GOAL:
The lines to print start at the one containing "Convert this chart to Bokeh code." and end at the one containing "y_ticks = [2.50, 2.75, 3.00, 3.25, 3.50, 3.75]"; print them exactly, ends included, and only them.
-- Start of DATA TO USE --
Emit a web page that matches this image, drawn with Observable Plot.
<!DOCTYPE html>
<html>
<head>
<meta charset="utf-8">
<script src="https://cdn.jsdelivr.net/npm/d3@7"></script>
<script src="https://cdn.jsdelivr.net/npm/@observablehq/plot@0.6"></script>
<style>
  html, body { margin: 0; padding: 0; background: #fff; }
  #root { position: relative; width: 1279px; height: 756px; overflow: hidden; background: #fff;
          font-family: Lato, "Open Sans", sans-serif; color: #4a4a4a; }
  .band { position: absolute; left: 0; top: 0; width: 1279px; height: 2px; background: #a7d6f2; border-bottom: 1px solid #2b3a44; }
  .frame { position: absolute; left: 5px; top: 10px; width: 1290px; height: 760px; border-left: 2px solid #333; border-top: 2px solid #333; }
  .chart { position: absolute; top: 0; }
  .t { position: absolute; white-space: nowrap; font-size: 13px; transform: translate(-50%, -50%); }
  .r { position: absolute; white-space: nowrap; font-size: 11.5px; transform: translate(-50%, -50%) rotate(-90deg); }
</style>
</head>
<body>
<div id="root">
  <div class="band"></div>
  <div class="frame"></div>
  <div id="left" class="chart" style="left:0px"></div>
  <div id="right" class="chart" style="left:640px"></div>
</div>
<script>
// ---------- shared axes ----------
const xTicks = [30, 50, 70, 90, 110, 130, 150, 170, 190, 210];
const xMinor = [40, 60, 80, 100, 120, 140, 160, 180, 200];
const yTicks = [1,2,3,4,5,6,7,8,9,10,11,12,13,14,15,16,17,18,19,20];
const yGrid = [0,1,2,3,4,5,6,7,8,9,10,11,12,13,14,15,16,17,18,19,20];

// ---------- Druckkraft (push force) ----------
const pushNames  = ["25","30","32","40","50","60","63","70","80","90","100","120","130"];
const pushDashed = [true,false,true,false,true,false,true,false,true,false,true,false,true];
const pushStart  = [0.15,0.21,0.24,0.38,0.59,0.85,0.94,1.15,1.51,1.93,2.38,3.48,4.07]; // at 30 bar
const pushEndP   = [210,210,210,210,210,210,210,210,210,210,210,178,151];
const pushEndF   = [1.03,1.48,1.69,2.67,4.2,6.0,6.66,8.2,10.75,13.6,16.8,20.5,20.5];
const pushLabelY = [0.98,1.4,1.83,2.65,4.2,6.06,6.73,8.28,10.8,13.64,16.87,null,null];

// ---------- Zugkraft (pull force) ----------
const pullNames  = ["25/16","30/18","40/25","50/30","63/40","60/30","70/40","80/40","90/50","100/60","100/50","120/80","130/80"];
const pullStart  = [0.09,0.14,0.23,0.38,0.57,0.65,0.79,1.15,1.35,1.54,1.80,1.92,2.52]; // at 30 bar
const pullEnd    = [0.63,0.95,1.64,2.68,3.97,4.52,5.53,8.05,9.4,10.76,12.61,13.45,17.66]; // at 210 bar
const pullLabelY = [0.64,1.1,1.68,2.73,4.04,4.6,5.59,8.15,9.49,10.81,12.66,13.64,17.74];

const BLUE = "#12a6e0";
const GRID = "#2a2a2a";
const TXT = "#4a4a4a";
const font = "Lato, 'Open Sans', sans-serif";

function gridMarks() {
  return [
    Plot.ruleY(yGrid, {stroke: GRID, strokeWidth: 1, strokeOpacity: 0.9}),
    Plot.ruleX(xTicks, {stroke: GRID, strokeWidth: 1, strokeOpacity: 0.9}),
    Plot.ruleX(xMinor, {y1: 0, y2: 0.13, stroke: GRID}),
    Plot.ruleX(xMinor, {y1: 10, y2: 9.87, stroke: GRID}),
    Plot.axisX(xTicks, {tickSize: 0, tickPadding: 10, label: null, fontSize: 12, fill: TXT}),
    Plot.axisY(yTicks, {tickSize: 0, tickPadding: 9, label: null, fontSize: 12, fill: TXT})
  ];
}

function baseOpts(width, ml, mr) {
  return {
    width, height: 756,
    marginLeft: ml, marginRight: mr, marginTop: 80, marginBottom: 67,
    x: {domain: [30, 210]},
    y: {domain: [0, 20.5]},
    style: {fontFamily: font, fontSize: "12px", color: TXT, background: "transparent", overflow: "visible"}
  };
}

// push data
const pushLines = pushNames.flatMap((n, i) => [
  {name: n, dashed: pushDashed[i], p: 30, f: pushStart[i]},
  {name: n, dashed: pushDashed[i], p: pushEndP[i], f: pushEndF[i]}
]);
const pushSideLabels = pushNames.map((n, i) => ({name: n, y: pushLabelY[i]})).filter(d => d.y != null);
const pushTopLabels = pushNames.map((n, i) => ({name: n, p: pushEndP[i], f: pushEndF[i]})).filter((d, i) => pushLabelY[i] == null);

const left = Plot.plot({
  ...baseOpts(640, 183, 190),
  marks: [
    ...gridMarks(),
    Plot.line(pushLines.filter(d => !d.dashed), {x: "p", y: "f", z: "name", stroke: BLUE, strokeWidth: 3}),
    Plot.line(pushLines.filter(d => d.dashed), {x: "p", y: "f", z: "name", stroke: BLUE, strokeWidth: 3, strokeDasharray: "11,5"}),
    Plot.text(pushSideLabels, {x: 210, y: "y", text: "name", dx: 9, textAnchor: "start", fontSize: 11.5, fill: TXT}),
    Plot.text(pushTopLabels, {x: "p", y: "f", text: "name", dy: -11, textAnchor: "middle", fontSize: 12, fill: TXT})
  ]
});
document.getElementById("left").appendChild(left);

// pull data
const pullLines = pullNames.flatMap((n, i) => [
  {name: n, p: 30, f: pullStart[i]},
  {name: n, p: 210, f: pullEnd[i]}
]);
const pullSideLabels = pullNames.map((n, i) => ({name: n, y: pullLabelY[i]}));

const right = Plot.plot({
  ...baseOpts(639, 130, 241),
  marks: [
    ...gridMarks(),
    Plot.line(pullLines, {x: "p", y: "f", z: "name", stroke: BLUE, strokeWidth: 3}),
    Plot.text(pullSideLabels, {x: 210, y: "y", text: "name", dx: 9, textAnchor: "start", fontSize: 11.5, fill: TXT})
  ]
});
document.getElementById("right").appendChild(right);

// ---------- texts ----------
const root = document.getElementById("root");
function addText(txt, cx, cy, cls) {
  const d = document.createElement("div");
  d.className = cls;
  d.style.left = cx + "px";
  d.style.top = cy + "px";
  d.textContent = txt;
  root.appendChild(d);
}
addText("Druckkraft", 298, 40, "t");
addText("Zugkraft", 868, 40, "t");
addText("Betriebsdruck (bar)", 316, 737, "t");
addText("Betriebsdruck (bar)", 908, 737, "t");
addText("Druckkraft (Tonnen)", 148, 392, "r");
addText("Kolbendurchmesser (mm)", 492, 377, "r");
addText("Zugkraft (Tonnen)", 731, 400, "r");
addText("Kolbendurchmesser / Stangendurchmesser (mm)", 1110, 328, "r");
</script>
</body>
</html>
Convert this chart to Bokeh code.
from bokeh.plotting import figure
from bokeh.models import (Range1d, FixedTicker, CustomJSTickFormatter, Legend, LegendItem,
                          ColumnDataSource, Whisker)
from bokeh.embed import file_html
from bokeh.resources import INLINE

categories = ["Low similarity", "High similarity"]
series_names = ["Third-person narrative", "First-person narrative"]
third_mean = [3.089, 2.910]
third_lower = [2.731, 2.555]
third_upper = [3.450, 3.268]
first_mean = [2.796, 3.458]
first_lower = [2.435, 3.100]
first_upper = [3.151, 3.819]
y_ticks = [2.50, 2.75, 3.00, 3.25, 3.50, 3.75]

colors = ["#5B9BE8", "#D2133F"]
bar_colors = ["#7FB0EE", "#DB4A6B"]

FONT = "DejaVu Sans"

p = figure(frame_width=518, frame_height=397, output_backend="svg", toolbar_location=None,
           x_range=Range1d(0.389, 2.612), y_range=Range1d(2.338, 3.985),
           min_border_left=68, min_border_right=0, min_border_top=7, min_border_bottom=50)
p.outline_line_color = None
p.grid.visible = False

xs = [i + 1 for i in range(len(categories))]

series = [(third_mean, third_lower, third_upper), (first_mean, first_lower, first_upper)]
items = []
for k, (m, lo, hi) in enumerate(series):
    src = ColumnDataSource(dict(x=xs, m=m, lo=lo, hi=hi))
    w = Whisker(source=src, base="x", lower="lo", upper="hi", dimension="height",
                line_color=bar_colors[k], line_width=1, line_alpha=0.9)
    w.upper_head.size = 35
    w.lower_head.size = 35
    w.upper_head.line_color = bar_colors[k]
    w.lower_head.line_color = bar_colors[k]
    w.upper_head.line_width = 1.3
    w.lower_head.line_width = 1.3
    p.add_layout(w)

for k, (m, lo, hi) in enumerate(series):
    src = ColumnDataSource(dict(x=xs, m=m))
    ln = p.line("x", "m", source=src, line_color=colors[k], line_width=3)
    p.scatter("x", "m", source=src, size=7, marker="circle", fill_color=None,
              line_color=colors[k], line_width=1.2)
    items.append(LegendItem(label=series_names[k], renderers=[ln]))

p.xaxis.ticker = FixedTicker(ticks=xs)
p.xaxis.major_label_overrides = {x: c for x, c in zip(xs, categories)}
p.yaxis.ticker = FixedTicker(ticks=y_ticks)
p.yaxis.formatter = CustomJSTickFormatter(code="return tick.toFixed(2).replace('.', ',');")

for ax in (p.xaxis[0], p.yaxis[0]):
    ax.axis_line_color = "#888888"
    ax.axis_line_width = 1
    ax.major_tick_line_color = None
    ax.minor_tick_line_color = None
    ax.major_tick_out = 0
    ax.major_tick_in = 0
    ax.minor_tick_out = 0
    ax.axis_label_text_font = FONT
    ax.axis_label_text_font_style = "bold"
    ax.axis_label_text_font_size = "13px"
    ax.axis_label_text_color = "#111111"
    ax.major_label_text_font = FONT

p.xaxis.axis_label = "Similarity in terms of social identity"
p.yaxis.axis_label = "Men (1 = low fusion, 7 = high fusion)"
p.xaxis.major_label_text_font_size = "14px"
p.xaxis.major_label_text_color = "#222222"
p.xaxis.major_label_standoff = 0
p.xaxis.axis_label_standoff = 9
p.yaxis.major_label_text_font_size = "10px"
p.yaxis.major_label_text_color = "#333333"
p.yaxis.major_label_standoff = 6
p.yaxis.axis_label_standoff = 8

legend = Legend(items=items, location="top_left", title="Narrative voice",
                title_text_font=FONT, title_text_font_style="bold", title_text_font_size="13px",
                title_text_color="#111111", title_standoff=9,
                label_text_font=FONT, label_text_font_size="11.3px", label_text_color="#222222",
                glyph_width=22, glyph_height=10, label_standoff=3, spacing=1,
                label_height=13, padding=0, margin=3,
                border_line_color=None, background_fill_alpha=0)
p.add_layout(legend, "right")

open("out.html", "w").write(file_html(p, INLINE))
-- End of DATA TO USE --
-- Start of DATA TO USE --
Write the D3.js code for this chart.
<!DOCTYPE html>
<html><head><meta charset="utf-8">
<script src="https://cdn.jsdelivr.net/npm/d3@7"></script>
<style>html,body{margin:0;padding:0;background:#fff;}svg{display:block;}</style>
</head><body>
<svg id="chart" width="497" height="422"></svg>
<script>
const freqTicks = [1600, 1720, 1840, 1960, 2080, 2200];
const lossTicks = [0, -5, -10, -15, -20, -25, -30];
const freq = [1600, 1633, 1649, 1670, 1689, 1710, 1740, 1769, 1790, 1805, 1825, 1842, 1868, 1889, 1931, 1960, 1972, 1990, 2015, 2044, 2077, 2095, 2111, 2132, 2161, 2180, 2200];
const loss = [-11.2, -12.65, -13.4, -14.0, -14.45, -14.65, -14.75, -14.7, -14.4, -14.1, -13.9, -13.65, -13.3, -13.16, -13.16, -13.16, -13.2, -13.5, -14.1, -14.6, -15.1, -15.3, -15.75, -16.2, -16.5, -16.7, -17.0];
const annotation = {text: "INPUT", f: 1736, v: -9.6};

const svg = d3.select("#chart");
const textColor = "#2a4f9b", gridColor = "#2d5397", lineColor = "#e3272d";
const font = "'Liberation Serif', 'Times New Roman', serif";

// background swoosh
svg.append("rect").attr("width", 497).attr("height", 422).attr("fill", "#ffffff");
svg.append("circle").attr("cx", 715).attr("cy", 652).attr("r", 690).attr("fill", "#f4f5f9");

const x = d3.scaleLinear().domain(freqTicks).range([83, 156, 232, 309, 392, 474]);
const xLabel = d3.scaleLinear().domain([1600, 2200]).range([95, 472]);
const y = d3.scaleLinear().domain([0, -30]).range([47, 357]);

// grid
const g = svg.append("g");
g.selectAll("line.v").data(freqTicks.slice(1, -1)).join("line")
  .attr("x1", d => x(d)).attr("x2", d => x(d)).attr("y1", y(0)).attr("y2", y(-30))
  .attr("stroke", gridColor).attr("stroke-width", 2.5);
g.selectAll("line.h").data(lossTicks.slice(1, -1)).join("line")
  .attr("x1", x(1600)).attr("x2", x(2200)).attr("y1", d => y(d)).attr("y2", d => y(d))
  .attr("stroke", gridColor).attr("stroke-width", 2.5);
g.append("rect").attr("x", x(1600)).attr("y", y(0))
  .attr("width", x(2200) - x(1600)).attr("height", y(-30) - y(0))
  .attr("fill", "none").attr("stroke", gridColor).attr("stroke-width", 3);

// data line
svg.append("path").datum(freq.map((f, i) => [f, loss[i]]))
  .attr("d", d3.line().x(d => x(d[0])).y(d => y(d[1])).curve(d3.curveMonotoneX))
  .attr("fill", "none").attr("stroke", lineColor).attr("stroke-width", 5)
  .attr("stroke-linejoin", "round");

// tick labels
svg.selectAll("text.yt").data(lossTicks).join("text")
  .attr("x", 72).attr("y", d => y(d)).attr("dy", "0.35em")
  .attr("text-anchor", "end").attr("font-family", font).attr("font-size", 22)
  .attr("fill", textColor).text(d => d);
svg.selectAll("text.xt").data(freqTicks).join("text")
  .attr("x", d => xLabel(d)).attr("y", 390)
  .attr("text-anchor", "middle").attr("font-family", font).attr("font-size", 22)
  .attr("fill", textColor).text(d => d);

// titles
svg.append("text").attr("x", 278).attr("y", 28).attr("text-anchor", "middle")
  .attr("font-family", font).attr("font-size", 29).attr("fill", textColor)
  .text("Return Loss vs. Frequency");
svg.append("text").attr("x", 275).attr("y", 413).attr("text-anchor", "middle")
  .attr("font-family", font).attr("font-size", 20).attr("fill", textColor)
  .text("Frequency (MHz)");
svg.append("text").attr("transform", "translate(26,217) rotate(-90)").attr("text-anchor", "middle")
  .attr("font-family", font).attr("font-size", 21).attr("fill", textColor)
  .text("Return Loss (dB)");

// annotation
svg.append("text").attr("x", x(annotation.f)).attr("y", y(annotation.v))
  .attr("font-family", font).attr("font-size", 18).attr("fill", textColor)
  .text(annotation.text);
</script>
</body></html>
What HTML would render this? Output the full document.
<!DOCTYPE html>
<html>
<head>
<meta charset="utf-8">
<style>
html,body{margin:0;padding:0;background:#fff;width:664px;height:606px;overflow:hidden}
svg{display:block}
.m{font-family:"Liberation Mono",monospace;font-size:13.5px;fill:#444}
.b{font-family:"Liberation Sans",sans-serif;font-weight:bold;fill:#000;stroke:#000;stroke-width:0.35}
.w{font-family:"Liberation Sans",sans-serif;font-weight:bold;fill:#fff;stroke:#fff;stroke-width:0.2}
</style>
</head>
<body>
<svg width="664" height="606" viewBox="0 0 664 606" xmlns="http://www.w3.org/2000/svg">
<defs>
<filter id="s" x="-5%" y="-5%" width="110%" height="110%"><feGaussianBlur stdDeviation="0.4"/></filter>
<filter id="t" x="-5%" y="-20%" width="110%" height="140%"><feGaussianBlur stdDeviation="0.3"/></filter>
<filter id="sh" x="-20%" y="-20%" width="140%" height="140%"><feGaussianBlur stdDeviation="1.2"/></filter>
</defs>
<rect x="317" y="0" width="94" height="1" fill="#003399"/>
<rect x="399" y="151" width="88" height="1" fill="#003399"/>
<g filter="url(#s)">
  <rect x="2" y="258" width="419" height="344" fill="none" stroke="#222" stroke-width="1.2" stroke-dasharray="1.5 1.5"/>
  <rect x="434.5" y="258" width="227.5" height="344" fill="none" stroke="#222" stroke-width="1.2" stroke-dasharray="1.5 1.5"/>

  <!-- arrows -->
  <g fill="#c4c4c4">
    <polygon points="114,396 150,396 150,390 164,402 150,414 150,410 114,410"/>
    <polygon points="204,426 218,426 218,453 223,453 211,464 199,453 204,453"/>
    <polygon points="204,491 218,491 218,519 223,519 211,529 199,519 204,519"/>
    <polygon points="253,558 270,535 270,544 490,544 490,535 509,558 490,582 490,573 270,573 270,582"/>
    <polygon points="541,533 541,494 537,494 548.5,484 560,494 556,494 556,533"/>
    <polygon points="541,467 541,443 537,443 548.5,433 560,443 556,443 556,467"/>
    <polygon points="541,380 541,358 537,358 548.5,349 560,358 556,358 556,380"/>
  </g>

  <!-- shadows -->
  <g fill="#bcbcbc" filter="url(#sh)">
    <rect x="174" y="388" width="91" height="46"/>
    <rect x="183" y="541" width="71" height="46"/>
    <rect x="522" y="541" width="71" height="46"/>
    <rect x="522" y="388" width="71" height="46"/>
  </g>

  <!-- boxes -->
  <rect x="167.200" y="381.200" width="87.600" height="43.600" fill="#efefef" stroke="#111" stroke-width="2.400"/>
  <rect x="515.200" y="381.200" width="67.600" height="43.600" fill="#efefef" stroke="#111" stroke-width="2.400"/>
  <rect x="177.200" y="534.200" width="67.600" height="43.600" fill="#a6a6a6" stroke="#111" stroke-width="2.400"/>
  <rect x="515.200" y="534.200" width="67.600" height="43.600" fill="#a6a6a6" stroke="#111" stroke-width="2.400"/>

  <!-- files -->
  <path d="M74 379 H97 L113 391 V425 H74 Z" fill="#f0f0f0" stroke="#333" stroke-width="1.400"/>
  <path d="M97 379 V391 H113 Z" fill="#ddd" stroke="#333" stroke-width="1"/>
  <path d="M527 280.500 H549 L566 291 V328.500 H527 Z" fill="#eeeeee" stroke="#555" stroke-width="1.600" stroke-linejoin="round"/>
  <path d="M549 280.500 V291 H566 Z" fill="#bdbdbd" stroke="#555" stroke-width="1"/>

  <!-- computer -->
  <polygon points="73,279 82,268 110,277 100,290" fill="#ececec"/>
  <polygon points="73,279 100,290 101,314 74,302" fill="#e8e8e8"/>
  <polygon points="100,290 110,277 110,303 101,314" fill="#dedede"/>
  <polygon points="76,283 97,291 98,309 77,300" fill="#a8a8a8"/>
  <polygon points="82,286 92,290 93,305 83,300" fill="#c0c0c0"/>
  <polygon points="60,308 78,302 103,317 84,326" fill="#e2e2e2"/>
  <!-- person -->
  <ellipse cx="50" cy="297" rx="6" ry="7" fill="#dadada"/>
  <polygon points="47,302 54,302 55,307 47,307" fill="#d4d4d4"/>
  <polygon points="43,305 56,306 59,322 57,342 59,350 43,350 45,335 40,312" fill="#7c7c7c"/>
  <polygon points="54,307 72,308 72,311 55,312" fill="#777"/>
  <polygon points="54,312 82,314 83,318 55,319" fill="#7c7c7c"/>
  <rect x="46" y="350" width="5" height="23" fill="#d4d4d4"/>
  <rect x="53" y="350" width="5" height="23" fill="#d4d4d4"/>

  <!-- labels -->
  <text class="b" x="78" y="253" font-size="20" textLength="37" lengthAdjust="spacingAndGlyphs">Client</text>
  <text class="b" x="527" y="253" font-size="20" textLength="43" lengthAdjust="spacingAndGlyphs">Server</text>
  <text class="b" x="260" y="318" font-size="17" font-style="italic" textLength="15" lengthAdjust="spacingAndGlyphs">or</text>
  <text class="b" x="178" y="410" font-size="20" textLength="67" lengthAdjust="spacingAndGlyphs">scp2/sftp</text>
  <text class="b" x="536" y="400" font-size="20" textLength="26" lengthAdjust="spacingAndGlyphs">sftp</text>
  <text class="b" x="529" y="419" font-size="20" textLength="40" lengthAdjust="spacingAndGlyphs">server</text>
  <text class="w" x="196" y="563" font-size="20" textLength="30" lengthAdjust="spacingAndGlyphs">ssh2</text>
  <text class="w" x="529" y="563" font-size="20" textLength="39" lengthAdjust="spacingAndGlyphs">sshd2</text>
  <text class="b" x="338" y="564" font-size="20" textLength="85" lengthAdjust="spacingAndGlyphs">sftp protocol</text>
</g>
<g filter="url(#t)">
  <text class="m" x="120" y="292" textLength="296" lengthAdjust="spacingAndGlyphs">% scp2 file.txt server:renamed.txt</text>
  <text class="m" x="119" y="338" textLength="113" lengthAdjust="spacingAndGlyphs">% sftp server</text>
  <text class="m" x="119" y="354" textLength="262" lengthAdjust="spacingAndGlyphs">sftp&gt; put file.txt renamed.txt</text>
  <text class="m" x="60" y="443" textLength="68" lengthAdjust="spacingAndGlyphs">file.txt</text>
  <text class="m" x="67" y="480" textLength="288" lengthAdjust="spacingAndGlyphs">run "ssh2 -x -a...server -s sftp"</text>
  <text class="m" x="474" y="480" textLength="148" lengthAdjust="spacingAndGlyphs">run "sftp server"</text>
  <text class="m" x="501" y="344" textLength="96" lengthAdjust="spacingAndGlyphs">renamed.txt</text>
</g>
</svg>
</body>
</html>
-- End of DATA TO USE --
THE ANSWER:
Convert this chart to Bokeh code.
from bokeh.plotting import figure
from bokeh.models import (Range1d, FixedTicker, CustomJSTickFormatter, Legend, LegendItem,
                          ColumnDataSource, Whisker)
from bokeh.embed import file_html
from bokeh.resources import INLINE

categories = ["Low similarity", "High similarity"]
series_names = ["Third-person narrative", "First-person narrative"]
third_mean = [3.089, 2.910]
third_lower = [2.731, 2.555]
third_upper = [3.450, 3.268]
first_mean = [2.796, 3.458]
first_lower = [2.435, 3.100]
first_upper = [3.151, 3.819]
y_ticks = [2.50, 2.75, 3.00, 3.25, 3.50, 3.75]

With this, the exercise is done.